═══ PROVIDED DATA

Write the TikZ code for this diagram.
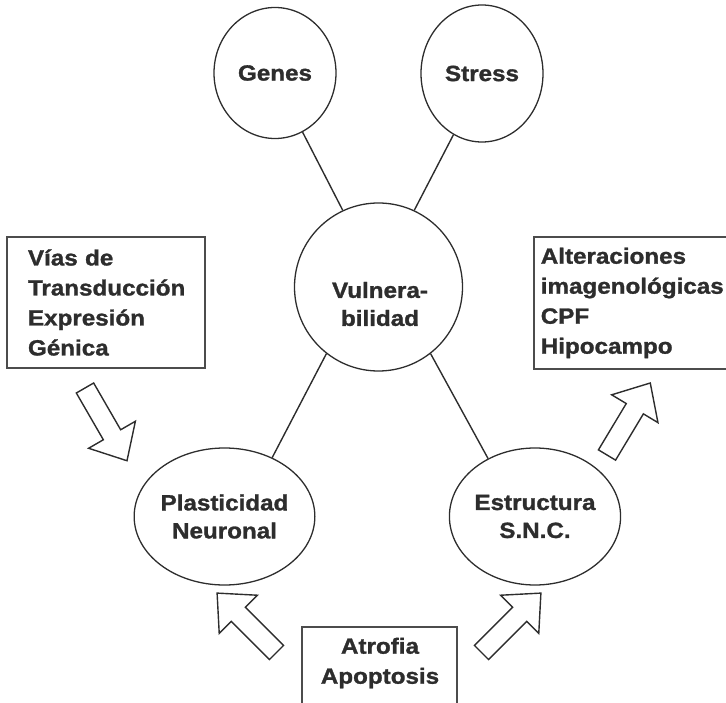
\documentclass[tikz,border=0pt]{standalone}
\usepackage{fontspec}
\setmainfont{Liberation Sans}[FakeStretch=1.1, BoldFeatures={FakeBold=1.3}]
\usetikzlibrary{shapes.geometric}
\definecolor{InkGray}{RGB}{45,45,45}
\tikzset{
	lbl/.style={font=\fontsize{22}{28}\selectfont\bfseries, text=InkGray, align=center},
	oval/.style={lbl, draw=InkGray, line width=1.3pt, ellipse, inner sep=0pt},
	box/.style={font=\fontsize{22}{30}\selectfont\bfseries, text=InkGray, draw=InkGray!85, line width=1.6pt, rectangle, align=left},
	link/.style={draw=InkGray, line width=1.4pt},
	fatarrow/.pic={\draw[InkGray, line width=1.4pt, line join=miter] (0,-10) -- (54,-10) -- (54,-27) -- (84,0) -- (54,27) -- (54,10) -- (0,10) -- cycle;}
}

\begin{document}
\begin{tikzpicture}[x=1pt, y=-1pt]
		\useasboundingbox (0,0) rectangle (726,703);
		\node[oval, minimum width=122, minimum height=131] (genes) at (275,73) {Genes};
		\node[oval, minimum width=122, minimum height=137] (stress) at (482,73.5) {Stress};
		\node[oval, circle, minimum size=168] (vuln) at (378.5,287) {};
		\node[lbl] (vulntext) at (380,304) {Vulnera-\\bilidad};
		\node[oval, minimum width=159, minimum height=137] (plast) at (224.5,516.5) {Plasticidad\\Neuronal};
		\node[oval, minimum width=160, minimum height=137] (estr) at (535,516.5) {Estructura\\S.N.C.};
		\node[box, text width=156, inner xsep=21, minimum height=131] (vias) at (106,302.5) {Vías de\\Transducción\\Expresión\\Génica};
		\node[box, anchor=west, text width=200, inner xsep=7, minimum height=132] (alter) at (533,303) {Alteraciones\\imagenológicas\\CPF\\Hipocampo};
		\node[box, anchor=north, minimum width=155, minimum height=120] (atrofiabox) at (379.5,626) {};
		\node[lbl, font=\fontsize{22}{30}\selectfont\bfseries] (atrofia) at (380,663) {Atrofia\\Apoptosis};
		\draw[link] (genes.295) -- (vuln.115);
		\draw[link] (stress.245) -- (vuln.65);
		\draw[link] (plast.51) -- (vuln.232);
		\draw[link] (estr.129) -- (vuln.308);
		\pic[rotate=-60] at (85,388) {fatarrow};
		\pic[rotate=59] at (607,455) {fatarrow};
		\pic[rotate=135] at (276.5,652.5) {fatarrow};
		\pic[rotate=45] at (481.5,652.5) {fatarrow};
	\end{tikzpicture}
\end{document}
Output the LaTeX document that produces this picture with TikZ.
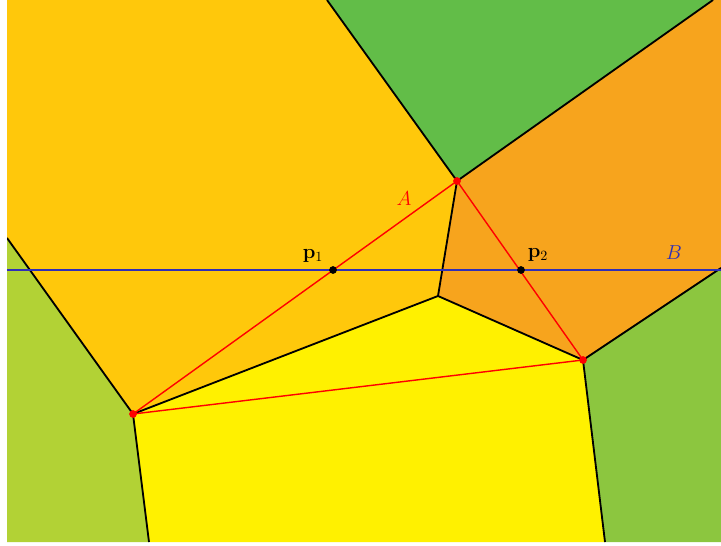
\documentclass[tikz,border=0pt]{standalone}
\usetikzlibrary{positioning}
\definecolor{cAmber}{HTML}{FFC80B}
\definecolor{cLeaf}{HTML}{62BD48}
\definecolor{cOrange}{HTML}{F7A41D}
\definecolor{cGrass}{HTML}{8CC63F}
\definecolor{cYellow}{HTML}{FFF100}
\definecolor{cLime}{HTML}{B2D235}
\definecolor{cLine}{HTML}{2E2EB8}

\begin{document}
\begin{tikzpicture}[
  x=0.025cm, y=-0.025cm,
  edge/.style={draw=black, line width=1.3pt},
  tri/.style={draw=red, line width=1pt},
  sweep/.style={draw=cLine, line width=1pt},
  site/.style={circle, fill=black, inner sep=0pt, minimum size=5.5pt},
  corner/.style={circle, fill=red, inner sep=0pt, minimum size=5.5pt},
  lbl/.style={font=\Large, inner sep=1pt},
]
\useasboundingbox (0,0) rectangle (721,545);

% ---- Vertices ----
\coordinate (tl) at (7,0);
\coordinate (tr) at (721,0);
\coordinate (bl) at (7,542);
\coordinate (br) at (721,542);
\coordinate (ltop) at (7,238);
\coordinate (rtop) at (721,268);
\coordinate (ttop) at (327,0);
\coordinate (ttr) at (713,0);
\coordinate (bm) at (149,542);
\coordinate (bmr) at (605,542);
\coordinate (vA) at (457,181);
\coordinate (vB) at (583,360);
\coordinate (vC) at (133,414);
\coordinate (vD) at (438,296);

% ---- Cells ----
\begin{scope}
  \clip (tl) rectangle (br);
  \fill[cAmber] (tl) -- (ttop) -- (vA) -- (vD) -- (vC) -- (ltop) -- cycle;
  \fill[cLeaf] (ttop) -- (ttr) -- (vA) -- cycle;
  \fill[cOrange] (ttr) -- (tr) -- (rtop) -- (vB) -- (vD) -- (vA) -- cycle;
  \fill[cGrass] (rtop) -- (br) -- (bmr) -- (vB) -- cycle;
  \fill[cYellow] (vD) -- (vB) -- (bmr) -- (bm) -- (vC) -- cycle;
  \fill[cLime] (ltop) -- (vC) -- (bm) -- (bl) -- cycle;

  \draw[edge] (ttop) -- (vA) -- (ttr);
  \draw[edge] (vA) -- (vD) -- (vC) -- (ltop);
  \draw[edge] (vD) -- (vB) -- (rtop);
  \draw[edge] (vC) -- (bm);
  \draw[edge] (vB) -- (bmr);
\end{scope}

% ---- Sweep line ----
\coordinate (sl) at (7,270);
\coordinate (sr) at (721,270);
\draw[sweep] (sl) -- (sr);

% ---- Triangle ----
\draw[tri] (vC) -- (vA) -- (vB) -- cycle;
\node[corner] (cA) at (vA) {};
\node[corner] (cB) at (vB) {};
\node[corner] (cC) at (vC) {};

% ---- Sites ----
\node[site] (p1) at (333,270) {};
\node[site] (p2) at (521,270) {};
\node[lbl] at (313,256) {$\mathbf{p}_1$};
\node[lbl] at (538,255) {$\mathbf{p}_2$};
\node[lbl, text=red] (la) at (404,199) {$A$};
\node[lbl, text=cLine] (lb) at (674,253) {$B$};
\end{tikzpicture}
\end{document}
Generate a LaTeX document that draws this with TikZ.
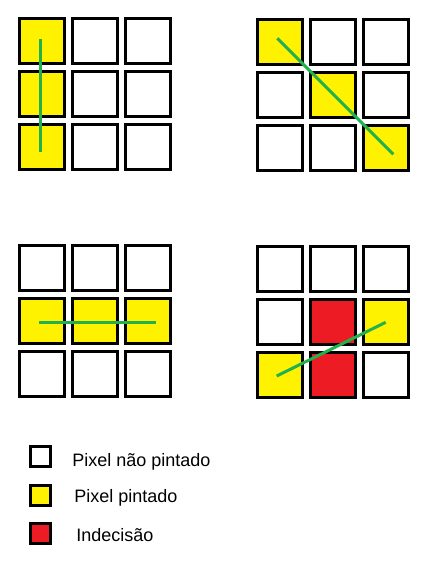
\documentclass[tikz,border=0pt]{standalone}
\usepackage{fontspec}
\setmainfont{Liberation Sans}
\definecolor{pyellow}{HTML}{FFF200}
\definecolor{pred}{HTML}{ED1C24}
\definecolor{pgreen}{HTML}{22B14C}
\tikzset{
  cellbox/.style={draw=black, line width=2.25pt, minimum size=33.75pt, inner sep=0pt, fill=white},
  legbox/.style={draw=black, line width=2.25pt, minimum size=15pt, inner sep=0pt},
  seg/.style={draw=pgreen, line width=2.25pt},
  legtext/.style={anchor=base west, inner sep=0pt, font=\fontsize{13.5}{16}\selectfont}
}
\begin{document}
\begin{tikzpicture}[x=0.75pt,y=-0.75pt]
\useasboundingbox (0,0) rectangle (434,579);
% grids: name / x0 / y0
\foreach \g/\xo/\yo in {a/18/17, b/256/18, c/18/244, d/256/245}{
  \foreach \r in {0,1,2}{
    \foreach \c in {0,1,2}{
      \node[cellbox] (\g\r\c) at ({\xo+24+53*\c},{\yo+24+53*\r}) {};
    }
  }
}
% filled cells
\foreach \n in {a00,a10,a20,b00,b11,b22,c10,c11,c12,d12,d20}{
  \node[cellbox, fill=pyellow] at (\n) {};
}
\foreach \n in {d11,d21}{
  \node[cellbox, fill=pred] at (\n) {};
}
% line end points
\coordinate (a1) at (40.3,39);   \coordinate (a2) at (40.3,152);
\coordinate (b1) at (277.3,38.3); \coordinate (b2) at (393.3,154.3);
\coordinate (c1) at (39,322.3);   \coordinate (c2) at (156,322.3);
\coordinate (d1) at (276.7,376);  \coordinate (d2) at (385.7,322.3);
\draw[seg] (a1) -- (a2);
\draw[seg] (b1) -- (b2);
\draw[seg] (c1) -- (c2);
\draw[seg] (d1) -- (d2);
% legend
\node[legbox, fill=white]   (l1) at (40,456.7) {};
\node[legbox, fill=pyellow] (l2) at (40,495.7) {};
\node[legbox, fill=pred]    (l3) at (40.5,533) {};
\node[legtext] (t1) at (72,466.7) {Pixel não pintado};
\node[legtext] (t2) at (74,502.7) {Pixel pintado};
\node[legtext] (t3) at (76,541.7) {Indecisão};
\end{tikzpicture}
\end{document}
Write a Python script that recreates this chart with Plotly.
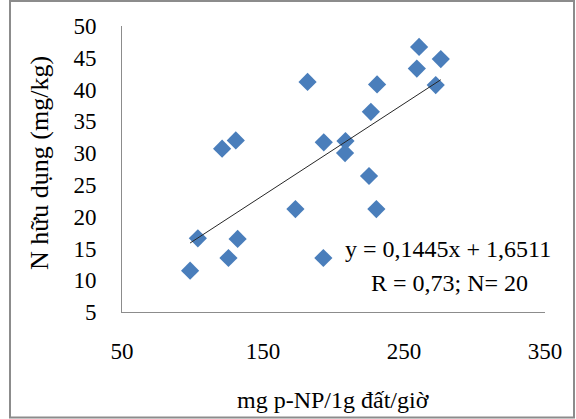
import plotly.graph_objects as go

# enzyme activity (mg p-NP / 1g soil / hour) vs available N (mg/kg)
enzyme = [260.7, 276.1, 259.1, 272.5, 181.6, 230.9, 226.5, 130.7, 121.0, 193.1,
          208.5, 208.2, 225.2, 173.0, 230.4, 103.8, 132.0, 125.5, 192.8, 98.3]
n_avail = [46.7, 44.8, 43.3, 40.7, 41.2, 40.8, 36.5, 32.0, 30.7, 31.7,
           31.9, 30.0, 26.4, 21.2, 21.2, 16.6, 16.5, 13.5, 13.5, 11.5]

slope, intercept = 0.1445, 1.6511
eq_text = "y = 0,1445x + 1,6511"
stat_text = "R = 0,73; N= 20"

FONT = "Liberation Serif, Times New Roman, serif"
BLUE = "#4a7ebb"
AXIS = "#8c8c8c"

fig = go.Figure()
fig.add_trace(go.Scatter(
    x=enzyme, y=n_avail, mode="markers",
    marker=dict(symbol="diamond", size=14, color=BLUE, line=dict(width=0)),
    showlegend=False,
))

# linear trendline across the data range
x_fit = [min(enzyme), max(enzyme)]
fig.add_trace(go.Scatter(
    x=x_fit, y=[slope * v + intercept for v in x_fit], mode="lines",
    line=dict(color="#262626", width=1), showlegend=False,
))

W, H = 576, 419
L, R, T, B = 122, 31, 26, 107
pw, ph = W - L - R, H - T - B


def px(x):
    return (x - L) / pw


def py(y):
    return (H - B - y) / ph


def label(text, x, y, size, **kw):
    return dict(text=text, x=px(x), y=py(y), xref="paper", yref="paper",
                xanchor="center", yanchor="middle", showarrow=False,
                font=dict(size=size), **kw)


fig.update_layout(
    width=W, height=H,
    margin=dict(l=L, r=R, t=T, b=B),
    paper_bgcolor="white", plot_bgcolor="white",
    font=dict(family=FONT, size=23, color="black"),
    xaxis=dict(range=[50, 350], dtick=100, tick0=50, showgrid=False,
               zeroline=False, showline=True, linecolor=AXIS, linewidth=1,
               ticks="", ticklabelstandoff=18),
    yaxis=dict(range=[5, 50], dtick=5, tick0=5, showgrid=False,
               zeroline=False, showline=True, linecolor=AXIS, linewidth=1,
               ticks="", ticklabelstandoff=20),
    annotations=[
        label(eq_text, 448, 249, 24),
        label(stat_text, 449, 283, 24),
        label("N hữu dụng (mg/kg)", 39, 163, 26, textangle=-90),
        label("mg p-NP/1g đất/giờ", 333, 400, 24),
    ],
    shapes=[dict(type="rect", xref="paper", yref="paper", layer="above",
                 x0=px(10), x1=px(574), y0=py(417.5), y1=py(1),
                 line=dict(color=AXIS, width=2))],
)

fig.write_html("out.html", config={"displayModeBar": False},
               post_script="document.body.style.margin='0';")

══════

● THE EXERCISE:
Copy each line of the listing in which the word "this" can be found.

● RESULT BELOW:
Write the TikZ code for this diagram.
Output the LaTeX document that produces this picture with TikZ.
Generate a LaTeX document that draws this with TikZ.
Write a Python script that recreates this chart with Plotly.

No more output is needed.